== Instructions to follow ==
Starting with the first line of the data below, copy each line up to and including the one containing "-1.49, -1.79, -2.08]". Pictures stay out.

== Data ==
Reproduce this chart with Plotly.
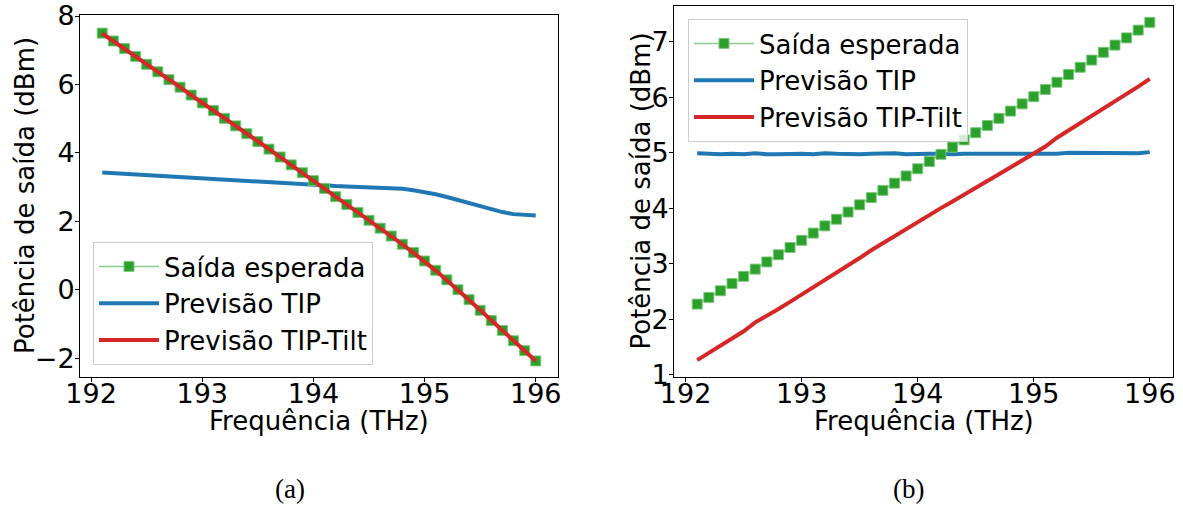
import plotly.graph_objects as go

# ---------------- data ----------------
freq = [192.1, 192.2, 192.3, 192.4, 192.5, 192.6, 192.7, 192.8, 192.9, 193.0,
        193.1, 193.2, 193.3, 193.4, 193.5, 193.6, 193.7, 193.8, 193.9, 194.0,
        194.1, 194.2, 194.3, 194.4, 194.5, 194.6, 194.7, 194.8, 194.9, 195.0,
        195.1, 195.2, 195.3, 195.4, 195.5, 195.6, 195.7, 195.8, 195.9, 196.0]

# (a)
a_esperada = [7.50, 7.27, 7.05, 6.82, 6.59, 6.37, 6.14, 5.92, 5.69, 5.46,
              5.24, 5.01, 4.79, 4.56, 4.33, 4.11, 3.88, 3.65, 3.42, 3.19,
              2.96, 2.72, 2.49, 2.26, 2.03, 1.80, 1.57, 1.33, 1.09, 0.84,
              0.57, 0.29, 0.00, -0.29, -0.60, -0.90, -1.19, -1.49, -1.78, -2.08]
a_tip = [3.43, 3.41, 3.39, 3.37, 3.35, 3.33, 3.31, 3.29, 3.27, 3.25,
         3.23, 3.22, 3.20, 3.18, 3.16, 3.14, 3.12, 3.10, 3.08, 3.06,
         3.04, 3.03, 3.02, 3.01, 3.00, 2.99, 2.97, 2.95, 2.91, 2.86,
         2.79, 2.71, 2.62, 2.52, 2.43, 2.34, 2.27, 2.21, 2.18, 2.17]
a_tilt = [7.49, 7.27, 7.04, 6.82, 6.60, 6.37, 6.15, 5.92, 5.69, 5.47,
          5.24, 5.02, 4.79, 4.56, 4.34, 4.11, 3.88, 3.65, 3.42, 3.19,
          2.95, 2.72, 2.49, 2.26, 2.03, 1.80, 1.56, 1.33, 1.08, 0.83,
          0.56, 0.28, 0.00, -0.29, -0.59, -0.89, -1.19, -1.49, -1.79, -2.08]

# (b)
b_esperada = [2.27, 2.39, 2.51, 2.64, 2.77, 2.90, 3.03, 3.16, 3.29, 3.42,
              3.55, 3.68, 3.80, 3.93, 4.06, 4.19, 4.32, 4.45, 4.58, 4.71,
              4.84, 4.97, 5.10, 5.23, 5.36, 5.49, 5.62, 5.75, 5.88, 6.01,
              6.14, 6.27, 6.41, 6.54, 6.67, 6.81, 6.94, 7.07, 7.21, 7.35]
b_tip = [4.99, 4.98, 4.97, 4.98, 4.97, 4.99, 4.97, 4.97, 4.98, 4.98,
         4.97, 4.99, 4.98, 4.97, 4.97, 4.98, 4.98, 4.99, 4.97, 4.98,
         4.98, 4.98, 4.97, 4.98, 4.98, 4.98, 4.98, 4.98, 4.98, 4.98,
         4.98, 4.98, 5.00, 5.00, 4.99, 4.99, 4.99, 4.99, 4.99, 5.01]
b_tilt = [1.26, 1.39, 1.52, 1.65, 1.78, 1.94, 2.05, 2.18, 2.31, 2.44,
          2.56, 2.71, 2.82, 2.96, 3.10, 3.24, 3.37, 3.49, 3.63, 3.76,
          3.88, 4.00, 4.12, 4.25, 4.37, 4.49, 4.61, 4.73, 4.86, 4.98,
          5.11, 5.27, 5.40, 5.52, 5.65, 5.78, 5.92, 6.06, 6.19, 6.33]

x_ticks = [192, 193, 194, 195, 196]
a_yticks = [-2, 0, 2, 4, 6, 8]
a_yticklabels = ["\u22122", "0", "2", "4", "6", "8"]
b_yticks = [1, 2, 3, 4, 5, 6, 7]

names = ["Saída esperada", "Previsão TIP", "Previsão TIP-Tilt"]
x_title = "Frequência (THz)"
y_title = "Potência de saída (dBm)"
captions = ["(a)", "(b)"]

GREEN = "#2ca02c"
BLUE = "#1f77b4"
RED = "#d62728"
W, H = 1183, 505
FONT = "DejaVu Sans"
FS = 27

fig = go.Figure()


def add_panel(xa, ya, leg, esperada, tip, tilt):
    fig.add_trace(go.Scatter(x=freq, y=tip, mode="lines", name=names[1],
                             line=dict(color=BLUE, width=4),
                             xaxis=xa, yaxis=ya, legend=leg, legendrank=2))
    fig.add_trace(go.Scatter(x=freq, y=esperada, mode="lines+markers", name=names[0],
                             line=dict(color="rgba(44,160,44,0.55)", width=1.5),
                             marker=dict(symbol="square", size=10, color=GREEN,
                                         line=dict(width=1, color="rgba(120,200,120,0.9)")),
                             xaxis=xa, yaxis=ya, legend=leg, legendrank=1))
    fig.add_trace(go.Scatter(x=freq, y=tilt, mode="lines", name=names[2],
                             line=dict(color=RED, width=4),
                             xaxis=xa, yaxis=ya, legend=leg, legendrank=3))


add_panel("x", "y", "legend", a_esperada, a_tip, a_tilt)
add_panel("x2", "y2", "legend2", b_esperada, b_tip, b_tilt)

axis_common = dict(showline=True, mirror=True, linecolor="black", linewidth=1,
                   ticks="outside", ticklen=4, tickwidth=1, tickcolor="black",
                   showgrid=False, zeroline=False, automargin=False,
                   tickfont=dict(family=FONT, size=FS, color="black"))
x_common = dict(ticklabelstandoff=-11, **axis_common)
y_common = dict(ticklabelstandoff=-5, **axis_common)

legend_common = dict(bgcolor="rgba(255,255,255,0.8)", bordercolor="#cccccc", borderwidth=1,
                     font=dict(family=FONT, size=26, color="black"),
                     itemwidth=60,
                     xanchor="left", yanchor="top", traceorder="normal")

title_font = dict(family=FONT, size=26, color="black")

fig.update_layout(
    width=W, height=H,
    margin=dict(l=0, r=0, t=0, b=0, autoexpand=False),
    paper_bgcolor="white", plot_bgcolor="white",
    font=dict(family=FONT, color="black"),
    xaxis=dict(domain=[80 / W, 558 / W], range=[191.9, 196.2], tickvals=x_ticks,
               anchor="y", **x_common),
    yaxis=dict(domain=[1 - 377 / H, 1 - 15 / H], range=[-2.55, 8.03], tickvals=a_yticks,
               ticktext=a_yticklabels, anchor="x", **y_common),
    xaxis2=dict(domain=[674 / W, 1173 / W], range=[191.9, 196.2], tickvals=x_ticks,
                anchor="y2", **x_common),
    yaxis2=dict(domain=[1 - 377 / H, 1 - 6 / H], range=[0.955, 7.645], tickvals=b_yticks,
                anchor="x2", **y_common),
    legend=dict(x=93 / W, y=1 - 242 / H, **legend_common),
    legend2=dict(x=688 / W, y=1 - 19 / H, **legend_common),
    showlegend=True,
)

# axis titles as annotations (precise placement)
for cx in [319, 923.5]:
    fig.add_annotation(text=x_title, x=cx / W, y=1 - 421 / H, xref="paper", yref="paper",
                       showarrow=False, font=title_font, xanchor="center", yanchor="middle")
for cx, cy in [(25, 196), (640, 191.5)]:
    fig.add_annotation(text=y_title, x=cx / W, y=1 - cy / H, xref="paper", yref="paper",
                       showarrow=False, font=title_font, textangle=-90,
                       xanchor="center", yanchor="middle")

for txt, cx in zip(captions, [290, 908]):
    fig.add_annotation(text=txt, x=cx / W, y=1 - 489 / H, xref="paper", yref="paper",
                       showarrow=False, font=dict(family="Liberation Serif", size=27, color="black"),
                       xanchor="center", yanchor="middle")

fig.write_html("out.html")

== Answer for this exercise ==
Reproduce this chart with Plotly.
import plotly.graph_objects as go

# ---------------- data ----------------
freq = [192.1, 192.2, 192.3, 192.4, 192.5, 192.6, 192.7, 192.8, 192.9, 193.0,
        193.1, 193.2, 193.3, 193.4, 193.5, 193.6, 193.7, 193.8, 193.9, 194.0,
        194.1, 194.2, 194.3, 194.4, 194.5, 194.6, 194.7, 194.8, 194.9, 195.0,
        195.1, 195.2, 195.3, 195.4, 195.5, 195.6, 195.7, 195.8, 195.9, 196.0]

# (a)
a_esperada = [7.50, 7.27, 7.05, 6.82, 6.59, 6.37, 6.14, 5.92, 5.69, 5.46,
              5.24, 5.01, 4.79, 4.56, 4.33, 4.11, 3.88, 3.65, 3.42, 3.19,
              2.96, 2.72, 2.49, 2.26, 2.03, 1.80, 1.57, 1.33, 1.09, 0.84,
              0.57, 0.29, 0.00, -0.29, -0.60, -0.90, -1.19, -1.49, -1.78, -2.08]
a_tip = [3.43, 3.41, 3.39, 3.37, 3.35, 3.33, 3.31, 3.29, 3.27, 3.25,
         3.23, 3.22, 3.20, 3.18, 3.16, 3.14, 3.12, 3.10, 3.08, 3.06,
         3.04, 3.03, 3.02, 3.01, 3.00, 2.99, 2.97, 2.95, 2.91, 2.86,
         2.79, 2.71, 2.62, 2.52, 2.43, 2.34, 2.27, 2.21, 2.18, 2.17]
a_tilt = [7.49, 7.27, 7.04, 6.82, 6.60, 6.37, 6.15, 5.92, 5.69, 5.47,
          5.24, 5.02, 4.79, 4.56, 4.34, 4.11, 3.88, 3.65, 3.42, 3.19,
          2.95, 2.72, 2.49, 2.26, 2.03, 1.80, 1.56, 1.33, 1.08, 0.83,
          0.56, 0.28, 0.00, -0.29, -0.59, -0.89, -1.19, -1.49, -1.79, -2.08]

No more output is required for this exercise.